有機

1. 発光材料とは?その役割と多様な応用

発光材料は、照明、ディスプレイ、バイオイメージングなど、さまざまな分野で利用される重要な素材である。特に、LEDや有機EL(OLED)の進化とともに、発光材料の研究・開発が加速し、その特性が製品性能を左右する重要な要素となっている。

発光材料には大きく分けて無機半導体系有機発光系の2種類がある。無機系の代表例としてLEDがあり、pn接合部に外部電圧を加えて電子と正孔を再結合させることで光を放つ。この発光の波長は、使用する半導体材料のバンドギャップによって決定される。

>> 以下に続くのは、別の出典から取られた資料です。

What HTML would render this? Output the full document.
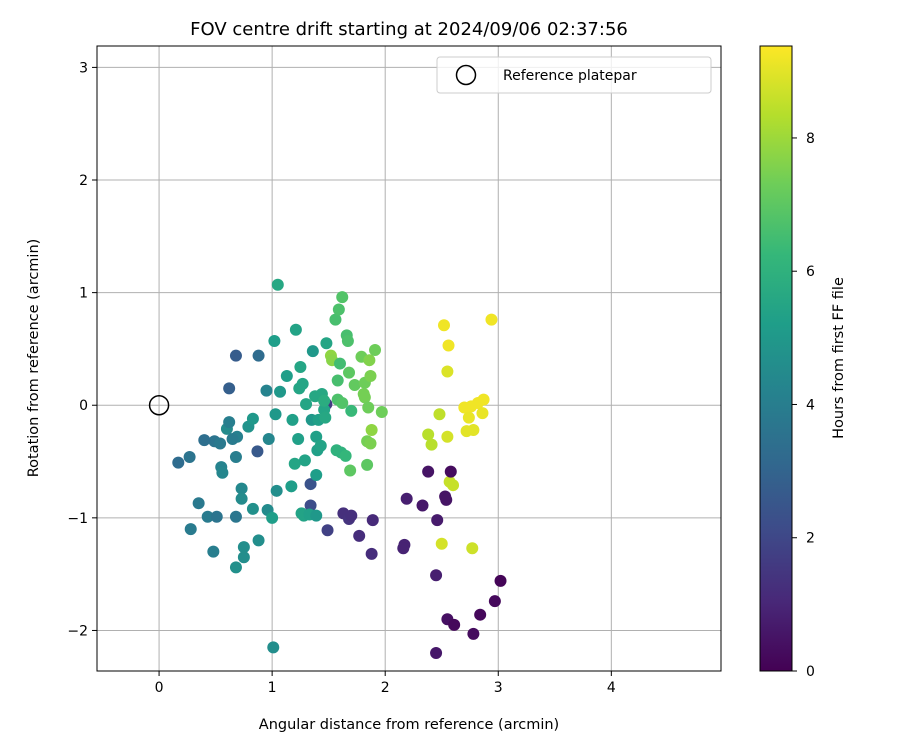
<!DOCTYPE html>
<html><head><meta charset="utf-8"><style>
body{margin:0;background:#fff;font-family:"Liberation Sans","DejaVu Sans",sans-serif;}
svg text{font-family:"DejaVu Sans","Liberation Sans",sans-serif;}
</style></head><body>
<svg id="chart" width="900" height="750" xmlns="http://www.w3.org/2000/svg"></svg>
<script>
const xTicks=[0,1,2,3,4];
const yTicks=[-2,-1,0,1,2,3];
const cTicks=[0,2,4,6,8];
const xs=[2.52,2.56,2.94,2.55,2.70,2.76,2.82,2.87,2.86,2.74,2.78,2.72,2.55,2.48,2.38,2.41,2.57,2.60,2.50,2.77,
2.58,2.38,2.53,2.54,2.33,2.19,2.46,2.17,2.16,2.45,3.02,2.97,2.84,2.55,2.61,2.78,2.45,1.89,1.88,1.77,1.63,1.68,1.70,1.49,1.34,1.34,1.48,
0.17,0.27,0.35,0.28,0.43,0.49,0.40,0.48,0.51,0.54,0.55,0.56,0.60,0.62,0.62,0.68,0.68,0.68,0.68,0.69,0.65,0.73,0.73,0.75,0.75,0.79,0.83,0.83,0.87,0.88,0.88,0.95,0.97,0.96,1.00,1.01,1.02,1.03,1.04,1.05,1.07,1.13,1.17,1.18,1.20,1.21,1.23,1.24,1.25,1.26,1.27,1.28,1.29,1.30,1.33,1.35,1.36,1.38,1.39,1.39,1.39,1.40,1.41,1.43,1.44,1.46,1.47,1.48,1.46,
1.52,1.53,1.56,1.59,1.62,1.60,1.58,1.58,1.57,1.61,1.62,1.66,1.67,1.68,1.69,1.70,1.73,1.79,1.81,1.82,1.82,1.84,1.84,1.85,1.86,1.87,1.87,1.88,1.91,1.97,1.65];
const ys=[0.71,0.53,0.76,0.30,-0.02,-0.01,0.02,0.05,-0.07,-0.11,-0.22,-0.23,-0.28,-0.08,-0.26,-0.35,-0.68,-0.71,-1.23,-1.27,
-0.59,-0.59,-0.81,-0.84,-0.89,-0.83,-1.02,-1.24,-1.27,-1.51,-1.56,-1.74,-1.86,-1.90,-1.95,-2.03,-2.20,-1.02,-1.32,-1.16,-0.96,-1.01,-0.98,-1.11,-0.89,-0.70,0.01,
-0.51,-0.46,-0.87,-1.10,-0.99,-0.32,-0.31,-1.30,-0.99,-0.34,-0.55,-0.60,-0.21,-0.15,0.15,0.44,-0.99,-1.44,-0.46,-0.28,-0.30,-0.74,-0.83,-1.26,-1.35,-0.19,-0.12,-0.92,-0.41,0.44,-1.20,0.13,-0.30,-0.93,-1.00,-2.15,0.57,-0.08,-0.76,1.07,0.12,0.26,-0.72,-0.13,-0.52,0.67,-0.30,0.15,0.34,-0.96,0.19,-0.98,-0.49,0.01,-0.97,-0.13,0.48,0.08,-0.28,-0.98,-0.62,-0.40,-0.13,-0.36,0.10,-0.04,-0.11,0.55,0.04,
0.44,0.40,0.76,0.85,0.96,0.37,0.22,0.05,-0.40,-0.42,0.02,0.62,0.57,0.29,-0.58,-0.05,0.18,0.43,0.10,0.07,0.20,-0.32,-0.53,-0.02,0.40,-0.34,0.26,-0.22,0.49,-0.06,-0.45];
const hours=[9.2,9.2,9.2,8.9,9.2,9.2,9.2,9.2,9.1,9.1,9.0,9.0,8.8,8.5,8.4,8.4,8.6,8.6,8.8,8.7,
0.3,0.5,0.5,0.5,0.6,0.8,0.7,0.9,0.9,0.8,0.1,0.2,0.2,0.4,0.2,0.3,0.6,1.1,1.2,1.2,1.3,1.4,1.3,1.8,2.2,2.4,1.6,
3.3,3.6,3.8,3.9,3.9,3.6,3.4,4.0,3.6,3.8,4.2,4.3,4.5,4.0,2.8,2.7,3.7,4.7,4.0,4.1,3.9,4.4,4.5,4.6,4.6,4.8,5.0,4.7,2.6,3.3,4.6,4.2,4.3,4.5,5.2,4.6,5.2,5.0,4.6,5.6,5.0,5.2,5.2,5.3,5.5,5.4,5.3,5.5,5.5,5.4,5.5,5.4,5.4,5.5,5.3,5.0,5.0,5.6,5.3,5.0,5.2,5.3,5.3,5.4,5.6,5.5,5.6,5.5,5.8,
7.8,7.7,6.6,6.7,6.8,6.5,6.6,6.7,6.0,6.0,6.8,6.6,6.7,7.0,7.0,6.3,7.1,7.3,7.4,7.4,7.3,7.4,7.0,7.3,7.6,7.5,7.5,7.8,7.3,7.3,6.2];
const L=97,R=721,T=46,B=671, xmin=-0.549,xmax=4.97,ymin=-2.36,ymax=3.19, cmax=9.38;
const sx=v=>L+(v-xmin)/(xmax-xmin)*(R-L);
const sy=v=>B-(v-ymin)/(ymax-ymin)*(B-T);
const sc=v=>B-v/cmax*(B-T);
const vir=[[68,1,84],[72,40,120],[62,74,137],[49,104,142],[38,130,142],[31,158,137],[53,183,121],[109,205,89],[180,222,44],[253,231,37]];
function col(h){let t=Math.max(0,Math.min(1,h/cmax))*(vir.length-1);let i=Math.min(Math.floor(t),vir.length-2),f=t-i;
return 'rgb('+vir[i].map((c,k)=>Math.round(c+(vir[i+1][k]-c)*f)).join(',')+')';}
const NS='http://www.w3.org/2000/svg', svg=document.getElementById('chart');
function mk(tag,at,txt){const e=document.createElementNS(NS,tag);for(const k in at)e.setAttribute(k,at[k]);if(txt!==undefined)e.textContent=txt;svg.appendChild(e);return e;}
let e;
xTicks.forEach(v=>{
e=mk('line',{x1:sx(v),x2:sx(v),y1:T,y2:B,stroke:'#b0b0b0','stroke-width':1});


e=mk('line',{x1:sx(v),x2:sx(v),y1:B,y2:B+5,stroke:'#000'});


e=mk('text',{x:sx(v),y:B+21,'font-size':14,'text-anchor':'middle'},String(v));


});
yTicks.forEach(v=>{
e=mk('line',{x1:L,x2:R,y1:sy(v),y2:sy(v),stroke:'#b0b0b0','stroke-width':1});


e=mk('line',{x1:L-5,x2:L,y1:sy(v),y2:sy(v),stroke:'#000'});


e=mk('text',{x:L-9,y:sy(v)+5,'font-size':14,'text-anchor':'end'},v<0?'\u2212'+(-v):String(v));


});
xs.forEach((x,i)=>{
e=mk('circle',{cx:sx(x),cy:sy(ys[i]),r:6,fill:col(hours[i])});


});
e=mk('circle',{cx:sx(0),cy:sy(0),r:9.5,fill:'none',stroke:'#000','stroke-width':1.5});


e=mk('rect',{x:L,y:T,width:R-L,height:B-T,fill:'none',stroke:'#000','stroke-width':1});


e=mk('rect',{x:437,y:57,width:274,height:36,rx:3,fill:'#fff','fill-opacity':0.8,stroke:'#ccc'});


e=mk('circle',{cx:466,cy:75,r:9.5,fill:'none',stroke:'#000','stroke-width':1.5});


e=mk('text',{x:503,y:80,'font-size':14},'Reference platepar');


e=mk('text',{x:409,y:35,'font-size':18,'text-anchor':'middle'},'FOV centre drift starting at 2024/09/06 02:37:56');


e=mk('text',{x:409,y:729,'font-size':14.5,'text-anchor':'middle'},'Angular distance from reference (arcmin)');


e=mk('text',{x:0,y:0,'font-size':14.5,'text-anchor':'middle',transform:'translate(38,358) rotate(-90)'},'Rotation from reference (arcmin)');


const defs=document.createElementNS(NS,'defs');svg.appendChild(defs);
const g=document.createElementNS(NS,'linearGradient');g.setAttribute('id','vg');g.setAttribute('x1','0');g.setAttribute('y1','1');g.setAttribute('x2','0');g.setAttribute('y2','0');
vir.forEach((c,i)=>{const s=document.createElementNS(NS,'stop');s.setAttribute('offset',i/(vir.length-1));s.setAttribute('stop-color','rgb('+c.join(',')+')');g.appendChild(s);});
defs.appendChild(g);
e=mk('rect',{x:760,y:T,width:32,height:B-T,fill:'url(#vg)',stroke:'#000','stroke-width':1});


cTicks.forEach(v=>{
e=mk('line',{x1:792,x2:797,y1:sc(v),y2:sc(v),stroke:'#000'});


e=mk('text',{x:806,y:sc(v)+5,'font-size':14},String(v));


});
e=mk('text',{x:0,y:0,'font-size':14.5,'text-anchor':'middle',transform:'translate(843,358) rotate(-90)'},'Hours from first FF file');


</script>
</body></html>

一方、有機系の発光材料である有機EL(OLED)*は、発光層に用いる分子や高分子の励起状態によって発光特性が決まる。OLEDは、低消費電力で高輝度かつ高コントラストのディスプレイを実現できる技術として、スマートフォンやテレビなどに広く採用されている。


2. 有機発光材料の進化:OLEDを支える金属錯体

OLEDの発光材料としては、金属錯体を利用した発光性有機分子が重要な役割を果たす。その代表例が、トリス(8-キノリノラト)アルミニウム(Alq₃)である。この分子は三配位のアルミニウムを中心に構成され、540 nm(緑色)の光を発する。また、発光の効率を向上させるために、遷移金属錯体が広く用いられる。

代表的な遷移金属錯体として、以下のような化合物がある。

  • Ir(biq)(オレンジ色)
  • Ir(ppy)₃(緑色)
  • FIrpic(青色)

これらの錯体は、励起三重項を利用した高効率な発光を示すため、OLEDの発光材料として有望視されている。


3. 希土類錯体を用いた発光材料

希土類元素を含む発光材料も、特異な光学特性を持つため、さまざまな用途で利用される。例えば、Sm(III)(サマリウム)はオレンジ赤色、Tb(III)(テルビウム)は緑色、Yb(III)(イッテルビウム)は近赤外光を発する。これらの錯体は、ディスプレイや特殊な照明技術に利用されるだけでなく、生体イメージングにも応用されている。


4. 量子ドットの応用:ナノスケールで発光特性を制御

量子ドット(Quantum Dots, QDs)は、ナノサイズの半導体粒子であり、そのサイズを調整することで発光波長を自在に制御できる特性を持つ。例えば、CdSe(カドミウムセレン)やInP(インジウムリン)、InAs(インジウムヒ素)といった材料は、それぞれ特定の波長で発光する。

  • CdSe(量子ドットサイズ 2.1 nm):発光波長 460-600 nm
  • InP(量子ドットサイズ 3.0 nm):発光波長 620-720 nm
  • PbS(量子ドットサイズ >900 nm):近赤外光を発する

このように、量子ドットを利用することで、ディスプレイやセンシングデバイスの発光特性をナノレベルで制御できる。


5. BODIPY色素の発光特性とバイオイメージング

有機発光色素の中でも、BODIPY(ボジピィ)は特に注目される化合物である。BODIPYは、ストークスシフトが小さく、優れた蛍光収率を示すため、生体イメージングや光センシングに適用される。例えば、細胞標識や蛍光プローブとしての利用が進められており、従来の蛍光色素に比べて安定性が高い点が特徴である。


まとめ

発光材料は、LEDやOLEDなどのディスプレイ技術だけでなく、生体イメージング、センサー技術、光通信といった幅広い分野で応用が進んでいる。